### Source data
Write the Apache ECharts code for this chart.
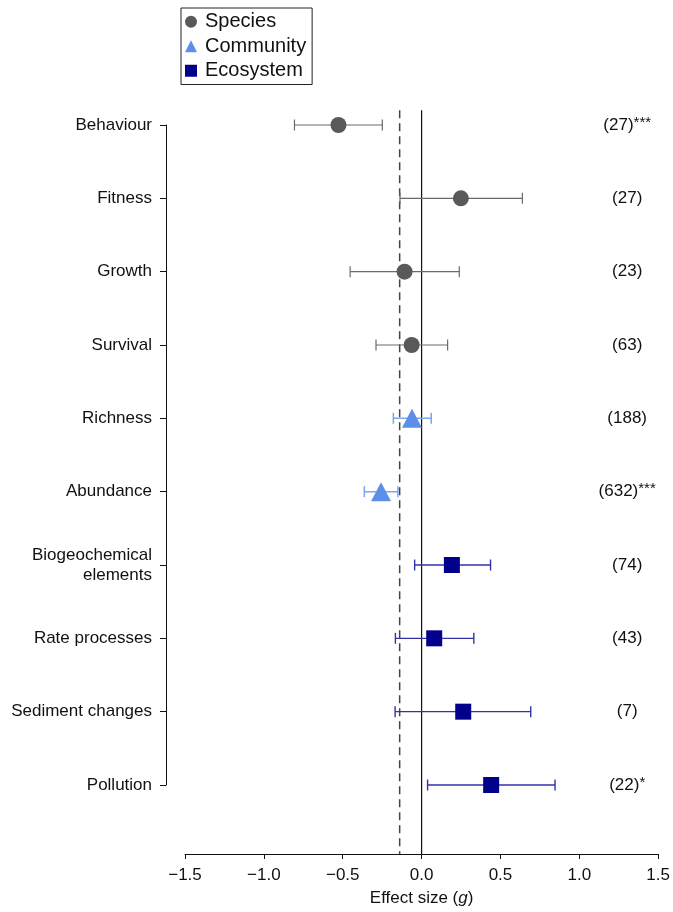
<!DOCTYPE html>
<html>
<head>
<meta charset="utf-8">
<script src="https://cdn.jsdelivr.net/npm/echarts@6/dist/echarts.min.js"></script>
<style>
html,body{margin:0;padding:0;background:#fff;}
#chart{width:673px;height:912px;}
</style>
</head>
<body>
<div id="chart"></div>
<script>
// ---- data ----
const categories = ['Behaviour','Fitness','Growth','Survival','Richness','Abundance','Biogeochemical\nelements','Rate processes','Sediment changes','Pollution'];
const groups = ['Species','Species','Species','Species','Community','Community','Ecosystem','Ecosystem','Ecosystem','Ecosystem'];
const effect = [-0.527, 0.249, -0.108, -0.063, -0.061, -0.257, 0.192, 0.080, 0.264, 0.441];
const lower  = [-0.806, -0.137, -0.453, -0.289, -0.179, -0.363, -0.044, -0.166, -0.168, 0.038];
const upper  = [-0.249, 0.639, 0.239, 0.165, 0.061, -0.150, 0.437, 0.331, 0.692, 0.846];
const counts = ['(27)','(27)','(23)','(63)','(188)','(632)','(74)','(43)','(7)','(22)'];
const stars  = ['***','','','','','***','','','','*'];
const overallEffect = -0.139;
const xTicks = [-1.5, -1.0, -0.5, 0.0, 0.5, 1.0, 1.5];

const groupStyle = {
  Species:   {color:'#595959', bar:'#6a6a6a', symbol:'circle',   size:16, bw:1.2},
  Community: {color:'#5b8fe8', bar:'#7aa6ee', symbol:'triangle', size:[20,19], bw:1.5},
  Ecosystem: {color:'#00008b', bar:'#3333a6', symbol:'rect',     size:16, bw:1.4}
};
const groupNames = ['Species','Community','Ecosystem'];

const chart = echarts.init(document.getElementById('chart'));
const FONT = 'Liberation Sans, Arial, Helvetica, sans-serif';

const series = [];
// reference lines
series.push({
  type:'custom', name:'ref', silent:true, clip:false, z:1,
  data:[[overallEffect, 1], [0, 0]],
  encode:{x:0},
  renderItem:function(params, api){
    const v = api.value(0);
    const top = api.coord([v, -0.2]);
    const bot = api.coord([v, 9.94]);
    const dashed = api.value(1) === 1;
    return {type:'line', shape:{x1:top[0], y1:top[1], x2:bot[0], y2:bot[1]},
      style:{stroke: dashed ? '#444' : '#111', lineWidth: dashed ? 1.5 : 1.2, lineDash: dashed ? [8,5] : null}};
  }
});
groupNames.forEach(function(g){
  const idx = [];
  groups.forEach(function(gg,i){ if(gg===g) idx.push(i); });
  const st = groupStyle[g];
  series.push({
    type:'custom', name:g+' CI', silent:true, clip:false, z:2,
    data: idx.map(function(i){ return [lower[i], upper[i], i]; }),
    encode:{x:[0,1], y:2},
    renderItem:function(params, api){
      const y = api.value(2);
      const a = api.coord([api.value(0), y]);
      const b = api.coord([api.value(1), y]);
      const h = 5.5;
      const s = {stroke: st.bar, lineWidth: st.bw};
      return {type:'group', children:[
        {type:'line', shape:{x1:a[0], y1:a[1], x2:b[0], y2:b[1]}, style:s},
        {type:'line', shape:{x1:a[0], y1:a[1]-h, x2:a[0], y2:a[1]+h}, style:s},
        {type:'line', shape:{x1:b[0], y1:b[1]-h, x2:b[0], y2:b[1]+h}, style:s}
      ]};
    }
  });
  series.push({
    type:'scatter', name:g, z:3,
    symbol: st.symbol, symbolSize: st.size,
    itemStyle:{color: st.color, opacity:1},
    data: idx.map(function(i){ return [effect[i], i]; })
  });
});

const option = {
  backgroundColor:'#fff',
  animation:false,
  textStyle:{fontFamily:FONT},
  legend:{
    orient:'vertical', left:181, top:8,
    data:[{name:'Species', icon:'circle'},{name:'Community', icon:'triangle'},{name:'Ecosystem', icon:'rect'}],
    itemWidth:12, itemHeight:12, itemGap:3,
    borderColor:'#222', borderWidth:1, padding:[3,6,3,4],
    textStyle:{fontSize:20, color:'#111', fontFamily:FONT, lineHeight:21.5, padding:[0,0,0,3]}
  },
  grid:{left:185, right:14, top:125, bottom:126, containLabel:false},
  xAxis:{
    type:'value', min:-1.5, max:1.5, interval:0.5, offset:69,
    axisLine:{onZero:false, lineStyle:{color:'#111', width:1}},
    axisTick:{show:true, length:5, lineStyle:{color:'#111'}},
    splitLine:{show:false},
    axisLabel:{fontSize:17, color:'#111', margin:13,
      formatter:function(v){
        const t = xTicks.find(function(x){ return Math.abs(x-v)<1e-9; });
        if(t===undefined) return '';
        return (t<0 ? '\u2212' : '') + Math.abs(t).toFixed(1);
      }},
    name:'{a|Effect size (}{b|g}{a|)}', nameLocation:'middle', nameGap:36,
    nameTextStyle:{rich:{a:{fontSize:17, color:'#111', fontFamily:FONT}, b:{fontSize:17, color:'#111', fontStyle:'italic', fontFamily:FONT}}}
  },
  yAxis:[{
    type:'value', min:0, max:9, interval:1, inverse:true, offset:19,
    axisLine:{show:true, onZero:false, lineStyle:{color:'#111', width:1}},
    axisTick:{show:true, length:6, lineStyle:{color:'#111'}},
    splitLine:{show:false},
    axisLabel:{fontSize:17, color:'#111', margin:14, lineHeight:20, align:'right',
      formatter:function(v){ return categories[Math.round(v)] || ''; }}
  },{
    type:'value', min:0, max:9, interval:1, inverse:true, position:'right', offset:-31,
    axisLine:{show:false, onZero:false}, axisTick:{show:false}, splitLine:{show:false},
    axisLabel:{margin:0, align:'center',
      formatter:function(v){
        const i = Math.round(v);
        return '{n|' + counts[i] + '}' + (stars[i] ? '{s|' + stars[i] + '}' : '');
      },
      rich:{n:{fontSize:17, color:'#111', lineHeight:20, fontFamily:FONT}, s:{fontSize:15, color:'#111', verticalAlign:'top', lineHeight:12, fontFamily:FONT}}
    }
  }],
  series: series
};
chart.setOption(option);
</script>
</body>
</html>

### Task
Every line from the start of the listing above through the line with "const FONT = 'Liberation" should be repeated exactly; skip the pictures and add nothing else.

### The solution
Write the Apache ECharts code for this chart.
<!DOCTYPE html>
<html>
<head>
<meta charset="utf-8">
<script src="https://cdn.jsdelivr.net/npm/echarts@6/dist/echarts.min.js"></script>
<style>
html,body{margin:0;padding:0;background:#fff;}
#chart{width:673px;height:912px;}
</style>
</head>
<body>
<div id="chart"></div>
<script>
// ---- data ----
const categories = ['Behaviour','Fitness','Growth','Survival','Richness','Abundance','Biogeochemical\nelements','Rate processes','Sediment changes','Pollution'];
const groups = ['Species','Species','Species','Species','Community','Community','Ecosystem','Ecosystem','Ecosystem','Ecosystem'];
const effect = [-0.527, 0.249, -0.108, -0.063, -0.061, -0.257, 0.192, 0.080, 0.264, 0.441];
const lower  = [-0.806, -0.137, -0.453, -0.289, -0.179, -0.363, -0.044, -0.166, -0.168, 0.038];
const upper  = [-0.249, 0.639, 0.239, 0.165, 0.061, -0.150, 0.437, 0.331, 0.692, 0.846];
const counts = ['(27)','(27)','(23)','(63)','(188)','(632)','(74)','(43)','(7)','(22)'];
const stars  = ['***','','','','','***','','','','*'];
const overallEffect = -0.139;
const xTicks = [-1.5, -1.0, -0.5, 0.0, 0.5, 1.0, 1.5];

const groupStyle = {
  Species:   {color:'#595959', bar:'#6a6a6a', symbol:'circle',   size:16, bw:1.2},
  Community: {color:'#5b8fe8', bar:'#7aa6ee', symbol:'triangle', size:[20,19], bw:1.5},
  Ecosystem: {color:'#00008b', bar:'#3333a6', symbol:'rect',     size:16, bw:1.4}
};
const groupNames = ['Species','Community','Ecosystem'];

const chart = echarts.init(document.getElementById('chart'));
const FONT = 'Liberation Sans, Arial, Helvetica, sans-serif';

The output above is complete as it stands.